▶ What to work on:
Copy exactly the lines from the one containing "Write a Python" through the one containing "import pandas as pd", both included, and leave out any pictures.

───── Supplied data

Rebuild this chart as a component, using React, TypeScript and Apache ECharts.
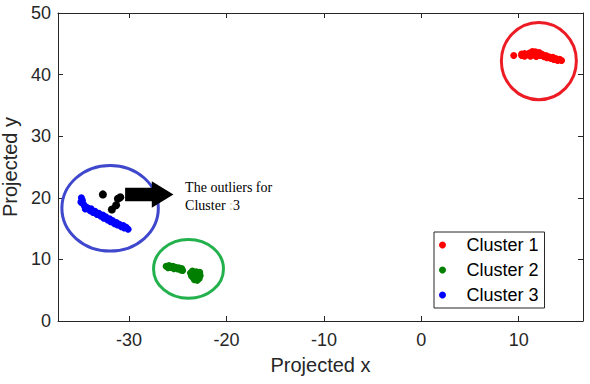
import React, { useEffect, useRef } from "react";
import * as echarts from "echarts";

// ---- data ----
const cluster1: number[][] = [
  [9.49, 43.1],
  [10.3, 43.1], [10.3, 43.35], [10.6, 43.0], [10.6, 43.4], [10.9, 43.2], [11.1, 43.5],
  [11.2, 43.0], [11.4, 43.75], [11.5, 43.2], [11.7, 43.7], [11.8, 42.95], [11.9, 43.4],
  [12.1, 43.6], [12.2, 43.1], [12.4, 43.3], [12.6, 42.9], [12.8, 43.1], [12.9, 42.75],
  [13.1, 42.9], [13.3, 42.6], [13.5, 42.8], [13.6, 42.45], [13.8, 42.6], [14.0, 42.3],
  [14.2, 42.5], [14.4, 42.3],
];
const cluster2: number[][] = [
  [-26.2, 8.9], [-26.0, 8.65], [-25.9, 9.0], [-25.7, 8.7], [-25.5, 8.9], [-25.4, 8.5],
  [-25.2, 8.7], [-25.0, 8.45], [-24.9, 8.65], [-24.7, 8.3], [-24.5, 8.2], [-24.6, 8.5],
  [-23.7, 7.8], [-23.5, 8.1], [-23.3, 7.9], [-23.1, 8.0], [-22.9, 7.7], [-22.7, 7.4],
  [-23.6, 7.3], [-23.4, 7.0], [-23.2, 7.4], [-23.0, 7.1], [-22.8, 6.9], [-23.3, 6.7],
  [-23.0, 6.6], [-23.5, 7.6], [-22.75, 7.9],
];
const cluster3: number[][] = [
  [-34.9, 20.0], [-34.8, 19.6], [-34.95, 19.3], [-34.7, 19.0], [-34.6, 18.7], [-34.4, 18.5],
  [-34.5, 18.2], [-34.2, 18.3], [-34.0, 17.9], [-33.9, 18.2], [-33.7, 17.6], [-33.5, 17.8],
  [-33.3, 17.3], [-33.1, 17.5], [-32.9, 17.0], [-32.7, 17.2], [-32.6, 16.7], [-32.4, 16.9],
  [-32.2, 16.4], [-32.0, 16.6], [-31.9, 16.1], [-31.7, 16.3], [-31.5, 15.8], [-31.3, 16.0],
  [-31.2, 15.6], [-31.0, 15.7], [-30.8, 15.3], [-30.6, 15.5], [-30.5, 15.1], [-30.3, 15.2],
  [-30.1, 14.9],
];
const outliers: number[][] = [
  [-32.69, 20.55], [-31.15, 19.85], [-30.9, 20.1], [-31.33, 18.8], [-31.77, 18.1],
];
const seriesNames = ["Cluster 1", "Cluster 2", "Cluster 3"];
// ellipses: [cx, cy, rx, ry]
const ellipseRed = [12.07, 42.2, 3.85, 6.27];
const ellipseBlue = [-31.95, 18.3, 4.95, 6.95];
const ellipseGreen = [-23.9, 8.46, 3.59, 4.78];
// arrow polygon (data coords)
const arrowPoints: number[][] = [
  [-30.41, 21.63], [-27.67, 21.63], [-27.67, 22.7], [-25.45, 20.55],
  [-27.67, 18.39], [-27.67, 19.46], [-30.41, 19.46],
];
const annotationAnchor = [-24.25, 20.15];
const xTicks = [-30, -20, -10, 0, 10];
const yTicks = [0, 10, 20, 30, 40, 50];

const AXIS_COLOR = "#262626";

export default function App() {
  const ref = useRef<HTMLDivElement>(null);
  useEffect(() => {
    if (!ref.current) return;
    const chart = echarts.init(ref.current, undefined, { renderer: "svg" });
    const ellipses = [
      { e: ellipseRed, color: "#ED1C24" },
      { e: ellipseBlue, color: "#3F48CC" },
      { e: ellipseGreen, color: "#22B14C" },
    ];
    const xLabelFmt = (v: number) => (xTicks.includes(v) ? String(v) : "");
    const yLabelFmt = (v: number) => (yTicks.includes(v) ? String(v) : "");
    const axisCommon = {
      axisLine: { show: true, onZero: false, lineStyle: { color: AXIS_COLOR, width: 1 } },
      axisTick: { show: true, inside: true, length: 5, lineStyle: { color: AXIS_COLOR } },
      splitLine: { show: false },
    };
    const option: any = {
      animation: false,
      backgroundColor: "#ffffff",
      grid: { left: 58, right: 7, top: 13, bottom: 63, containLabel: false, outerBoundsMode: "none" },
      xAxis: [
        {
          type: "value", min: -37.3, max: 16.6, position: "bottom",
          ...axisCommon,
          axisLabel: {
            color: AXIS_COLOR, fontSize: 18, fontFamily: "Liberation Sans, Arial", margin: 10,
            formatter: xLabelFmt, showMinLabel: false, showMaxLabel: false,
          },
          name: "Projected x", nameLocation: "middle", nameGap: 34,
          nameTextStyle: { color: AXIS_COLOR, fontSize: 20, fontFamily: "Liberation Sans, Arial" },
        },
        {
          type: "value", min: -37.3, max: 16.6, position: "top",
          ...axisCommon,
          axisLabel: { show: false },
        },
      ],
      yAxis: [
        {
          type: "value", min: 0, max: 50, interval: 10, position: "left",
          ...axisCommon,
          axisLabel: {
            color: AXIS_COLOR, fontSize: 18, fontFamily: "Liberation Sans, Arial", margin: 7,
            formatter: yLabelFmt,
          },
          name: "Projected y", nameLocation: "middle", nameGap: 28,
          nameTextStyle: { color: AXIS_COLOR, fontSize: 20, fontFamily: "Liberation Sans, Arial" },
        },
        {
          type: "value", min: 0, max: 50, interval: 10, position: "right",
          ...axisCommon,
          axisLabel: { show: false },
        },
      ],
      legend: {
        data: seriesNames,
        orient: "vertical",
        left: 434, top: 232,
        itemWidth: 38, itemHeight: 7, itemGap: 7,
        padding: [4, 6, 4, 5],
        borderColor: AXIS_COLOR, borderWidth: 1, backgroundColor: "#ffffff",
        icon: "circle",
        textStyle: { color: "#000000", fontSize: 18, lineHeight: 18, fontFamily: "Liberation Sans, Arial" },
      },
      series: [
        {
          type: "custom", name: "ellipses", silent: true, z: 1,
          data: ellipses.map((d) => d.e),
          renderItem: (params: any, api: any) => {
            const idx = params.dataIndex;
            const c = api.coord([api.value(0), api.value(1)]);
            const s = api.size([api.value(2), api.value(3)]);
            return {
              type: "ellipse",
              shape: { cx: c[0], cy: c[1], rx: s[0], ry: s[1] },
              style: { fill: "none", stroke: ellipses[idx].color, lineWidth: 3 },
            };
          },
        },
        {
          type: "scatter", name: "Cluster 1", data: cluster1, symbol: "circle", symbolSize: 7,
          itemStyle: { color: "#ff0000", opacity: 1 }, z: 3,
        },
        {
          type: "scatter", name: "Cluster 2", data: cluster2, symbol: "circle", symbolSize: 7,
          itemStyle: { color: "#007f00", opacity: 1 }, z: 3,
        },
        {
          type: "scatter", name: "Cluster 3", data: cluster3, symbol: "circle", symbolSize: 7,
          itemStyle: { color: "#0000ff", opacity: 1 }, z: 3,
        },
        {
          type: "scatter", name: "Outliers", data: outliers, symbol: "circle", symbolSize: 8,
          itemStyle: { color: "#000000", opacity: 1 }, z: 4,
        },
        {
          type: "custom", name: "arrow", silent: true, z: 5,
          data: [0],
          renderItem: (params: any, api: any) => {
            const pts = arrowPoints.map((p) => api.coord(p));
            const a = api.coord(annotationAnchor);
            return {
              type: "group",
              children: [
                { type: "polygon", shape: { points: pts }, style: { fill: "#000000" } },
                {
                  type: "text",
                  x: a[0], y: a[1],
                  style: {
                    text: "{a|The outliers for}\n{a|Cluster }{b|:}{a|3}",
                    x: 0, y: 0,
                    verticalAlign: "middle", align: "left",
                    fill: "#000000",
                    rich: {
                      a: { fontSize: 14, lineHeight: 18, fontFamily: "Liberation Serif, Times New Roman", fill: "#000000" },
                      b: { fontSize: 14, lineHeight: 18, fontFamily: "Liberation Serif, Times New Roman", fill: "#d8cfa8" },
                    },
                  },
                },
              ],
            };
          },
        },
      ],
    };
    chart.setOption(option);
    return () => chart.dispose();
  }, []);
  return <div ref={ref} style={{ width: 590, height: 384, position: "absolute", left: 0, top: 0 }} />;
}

──────────
───── Supplied data

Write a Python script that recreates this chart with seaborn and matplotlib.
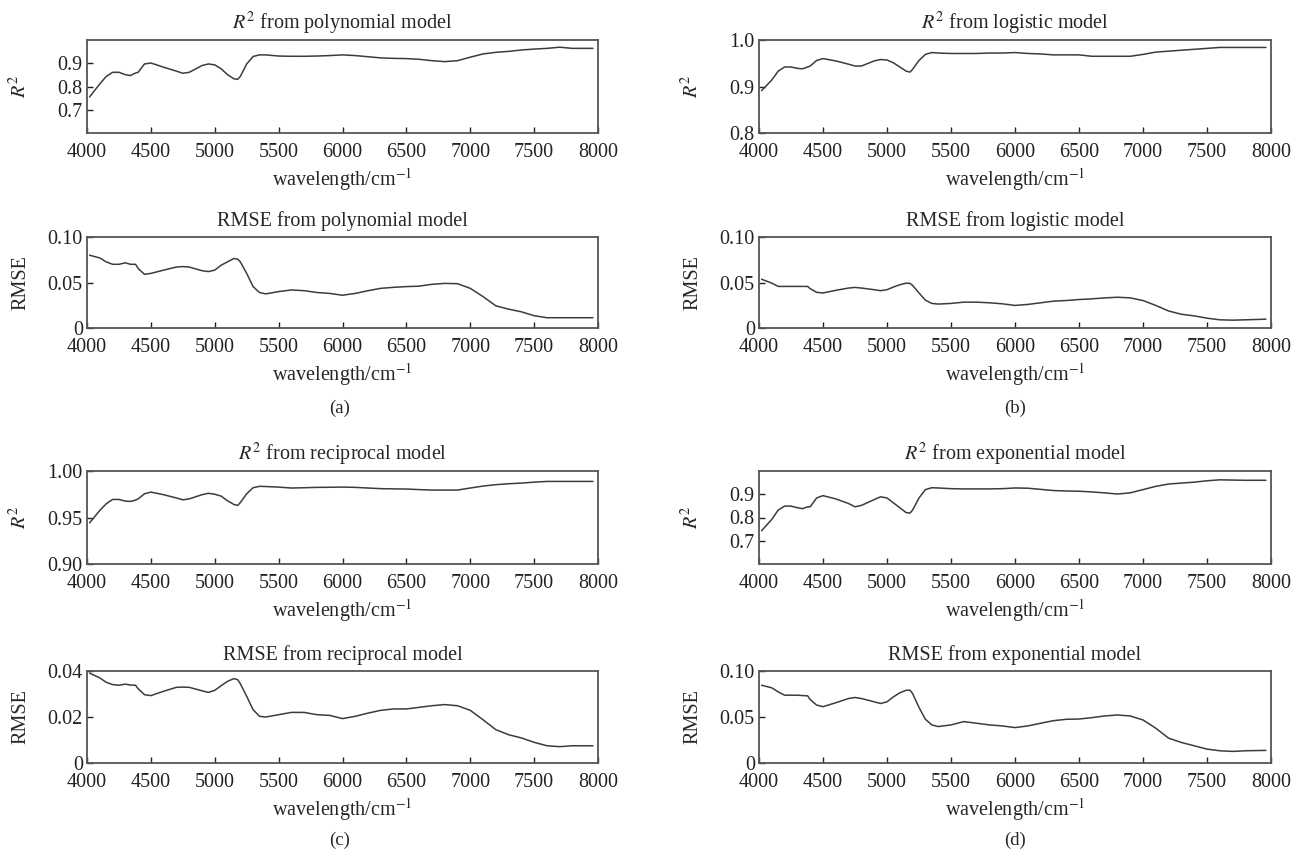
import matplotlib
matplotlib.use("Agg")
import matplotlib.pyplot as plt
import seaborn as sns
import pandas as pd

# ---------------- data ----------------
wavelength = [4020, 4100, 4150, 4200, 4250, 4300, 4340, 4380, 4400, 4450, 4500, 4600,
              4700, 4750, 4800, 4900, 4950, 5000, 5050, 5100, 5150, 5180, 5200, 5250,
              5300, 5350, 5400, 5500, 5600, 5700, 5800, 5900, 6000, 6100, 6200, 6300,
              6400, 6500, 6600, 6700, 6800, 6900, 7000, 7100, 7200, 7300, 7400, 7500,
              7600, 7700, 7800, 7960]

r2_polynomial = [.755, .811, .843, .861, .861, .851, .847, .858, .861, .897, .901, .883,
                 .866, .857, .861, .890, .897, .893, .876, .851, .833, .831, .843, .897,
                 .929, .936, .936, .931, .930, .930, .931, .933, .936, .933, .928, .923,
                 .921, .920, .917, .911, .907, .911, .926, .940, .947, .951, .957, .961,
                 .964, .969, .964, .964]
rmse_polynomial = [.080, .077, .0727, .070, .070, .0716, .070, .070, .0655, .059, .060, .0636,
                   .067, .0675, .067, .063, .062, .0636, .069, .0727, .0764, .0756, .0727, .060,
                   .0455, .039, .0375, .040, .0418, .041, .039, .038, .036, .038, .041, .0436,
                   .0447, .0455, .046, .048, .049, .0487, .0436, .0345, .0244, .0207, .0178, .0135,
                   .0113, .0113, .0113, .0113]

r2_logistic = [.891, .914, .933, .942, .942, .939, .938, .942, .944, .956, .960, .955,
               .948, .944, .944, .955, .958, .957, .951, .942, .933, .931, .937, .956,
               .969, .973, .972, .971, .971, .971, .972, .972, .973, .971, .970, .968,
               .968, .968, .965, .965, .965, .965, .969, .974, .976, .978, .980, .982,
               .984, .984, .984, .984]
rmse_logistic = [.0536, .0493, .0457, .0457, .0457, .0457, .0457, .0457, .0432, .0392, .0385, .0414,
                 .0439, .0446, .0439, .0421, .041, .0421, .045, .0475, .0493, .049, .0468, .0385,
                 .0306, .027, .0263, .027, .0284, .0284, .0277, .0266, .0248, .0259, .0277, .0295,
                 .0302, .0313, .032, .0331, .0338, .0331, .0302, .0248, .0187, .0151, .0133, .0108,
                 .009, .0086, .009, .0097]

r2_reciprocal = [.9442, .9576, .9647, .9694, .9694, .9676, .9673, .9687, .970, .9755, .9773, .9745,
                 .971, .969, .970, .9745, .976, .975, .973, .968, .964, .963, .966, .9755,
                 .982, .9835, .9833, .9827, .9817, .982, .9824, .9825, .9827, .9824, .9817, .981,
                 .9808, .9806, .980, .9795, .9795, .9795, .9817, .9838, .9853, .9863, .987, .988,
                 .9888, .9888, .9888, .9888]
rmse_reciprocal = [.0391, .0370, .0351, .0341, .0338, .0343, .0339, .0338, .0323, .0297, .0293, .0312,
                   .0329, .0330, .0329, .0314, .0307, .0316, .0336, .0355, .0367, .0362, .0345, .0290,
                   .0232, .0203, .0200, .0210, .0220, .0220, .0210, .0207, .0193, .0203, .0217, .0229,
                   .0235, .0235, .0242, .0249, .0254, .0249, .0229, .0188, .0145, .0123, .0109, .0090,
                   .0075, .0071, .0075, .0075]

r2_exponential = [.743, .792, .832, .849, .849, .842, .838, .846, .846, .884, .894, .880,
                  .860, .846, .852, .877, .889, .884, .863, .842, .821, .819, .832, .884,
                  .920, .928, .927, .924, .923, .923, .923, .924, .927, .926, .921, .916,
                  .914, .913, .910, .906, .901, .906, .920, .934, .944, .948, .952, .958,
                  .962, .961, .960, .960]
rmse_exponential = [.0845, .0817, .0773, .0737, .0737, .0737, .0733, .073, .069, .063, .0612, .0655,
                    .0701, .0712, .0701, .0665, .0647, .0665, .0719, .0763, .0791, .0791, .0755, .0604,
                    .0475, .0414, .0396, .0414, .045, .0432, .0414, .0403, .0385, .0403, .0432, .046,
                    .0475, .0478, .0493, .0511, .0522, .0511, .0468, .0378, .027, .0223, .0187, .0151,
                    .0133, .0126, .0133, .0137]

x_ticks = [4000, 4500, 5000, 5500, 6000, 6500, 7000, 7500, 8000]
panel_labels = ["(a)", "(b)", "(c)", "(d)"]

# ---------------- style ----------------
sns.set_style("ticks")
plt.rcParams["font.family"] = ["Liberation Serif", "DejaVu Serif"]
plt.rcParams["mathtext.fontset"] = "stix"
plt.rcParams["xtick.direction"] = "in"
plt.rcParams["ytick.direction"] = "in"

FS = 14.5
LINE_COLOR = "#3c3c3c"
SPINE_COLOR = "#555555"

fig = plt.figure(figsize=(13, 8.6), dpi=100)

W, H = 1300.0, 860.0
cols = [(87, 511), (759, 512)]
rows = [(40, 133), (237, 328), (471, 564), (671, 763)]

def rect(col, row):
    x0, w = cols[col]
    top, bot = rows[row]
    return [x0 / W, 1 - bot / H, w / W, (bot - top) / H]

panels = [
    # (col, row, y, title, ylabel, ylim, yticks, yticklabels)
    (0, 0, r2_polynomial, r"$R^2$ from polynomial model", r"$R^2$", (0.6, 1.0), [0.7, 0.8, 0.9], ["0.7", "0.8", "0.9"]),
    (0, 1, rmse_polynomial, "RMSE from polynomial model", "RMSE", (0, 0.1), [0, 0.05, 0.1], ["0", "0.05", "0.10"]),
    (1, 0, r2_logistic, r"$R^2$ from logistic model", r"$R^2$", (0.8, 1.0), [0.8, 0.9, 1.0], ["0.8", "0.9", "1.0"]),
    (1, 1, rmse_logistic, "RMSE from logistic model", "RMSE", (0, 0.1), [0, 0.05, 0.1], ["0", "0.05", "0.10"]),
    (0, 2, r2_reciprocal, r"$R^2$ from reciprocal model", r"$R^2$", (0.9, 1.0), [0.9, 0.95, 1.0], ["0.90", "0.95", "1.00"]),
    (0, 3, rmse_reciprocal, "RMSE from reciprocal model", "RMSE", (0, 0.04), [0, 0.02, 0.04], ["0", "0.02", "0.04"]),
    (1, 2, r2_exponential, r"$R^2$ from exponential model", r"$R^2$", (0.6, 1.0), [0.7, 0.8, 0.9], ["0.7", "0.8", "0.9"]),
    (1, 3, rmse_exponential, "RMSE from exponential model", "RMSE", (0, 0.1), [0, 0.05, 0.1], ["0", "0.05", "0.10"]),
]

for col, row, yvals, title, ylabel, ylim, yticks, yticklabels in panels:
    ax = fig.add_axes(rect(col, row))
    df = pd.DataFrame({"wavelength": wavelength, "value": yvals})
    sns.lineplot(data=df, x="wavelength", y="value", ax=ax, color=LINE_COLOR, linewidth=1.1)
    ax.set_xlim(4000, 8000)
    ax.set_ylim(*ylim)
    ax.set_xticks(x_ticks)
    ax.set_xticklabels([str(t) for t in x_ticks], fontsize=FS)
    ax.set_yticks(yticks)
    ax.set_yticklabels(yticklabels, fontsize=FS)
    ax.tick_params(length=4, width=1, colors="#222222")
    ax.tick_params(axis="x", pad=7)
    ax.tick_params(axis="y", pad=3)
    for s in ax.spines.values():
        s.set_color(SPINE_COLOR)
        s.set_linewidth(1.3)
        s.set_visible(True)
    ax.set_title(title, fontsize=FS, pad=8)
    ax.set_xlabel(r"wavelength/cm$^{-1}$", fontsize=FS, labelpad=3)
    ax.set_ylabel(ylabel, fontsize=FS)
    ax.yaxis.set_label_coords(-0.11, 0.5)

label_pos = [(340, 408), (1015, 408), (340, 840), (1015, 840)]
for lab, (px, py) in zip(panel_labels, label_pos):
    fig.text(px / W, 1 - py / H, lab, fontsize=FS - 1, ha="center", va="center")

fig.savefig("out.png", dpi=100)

──────────
───── Supplied data

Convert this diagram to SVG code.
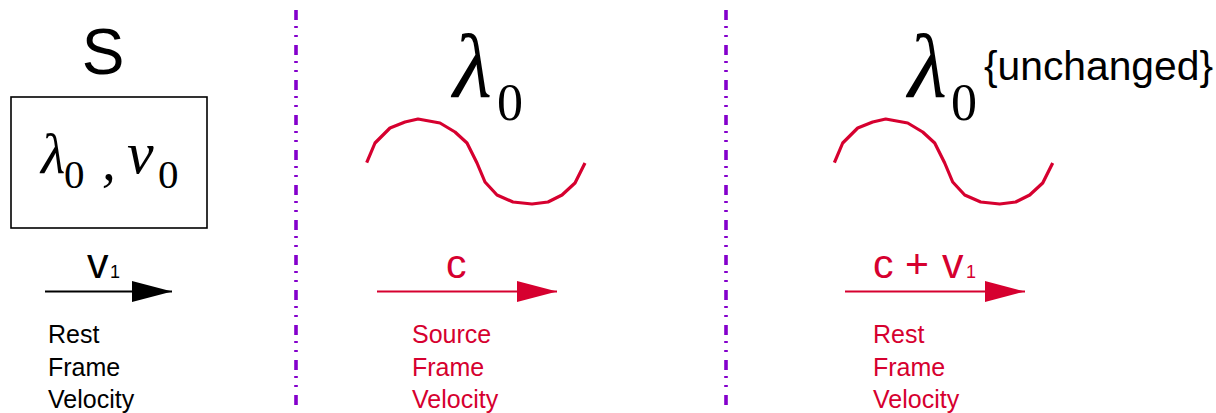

──────────

▶ Reply:
Write a Python script that recreates this chart with seaborn and matplotlib.
import matplotlib
matplotlib.use("Agg")
import matplotlib.pyplot as plt
import seaborn as sns
import pandas as pd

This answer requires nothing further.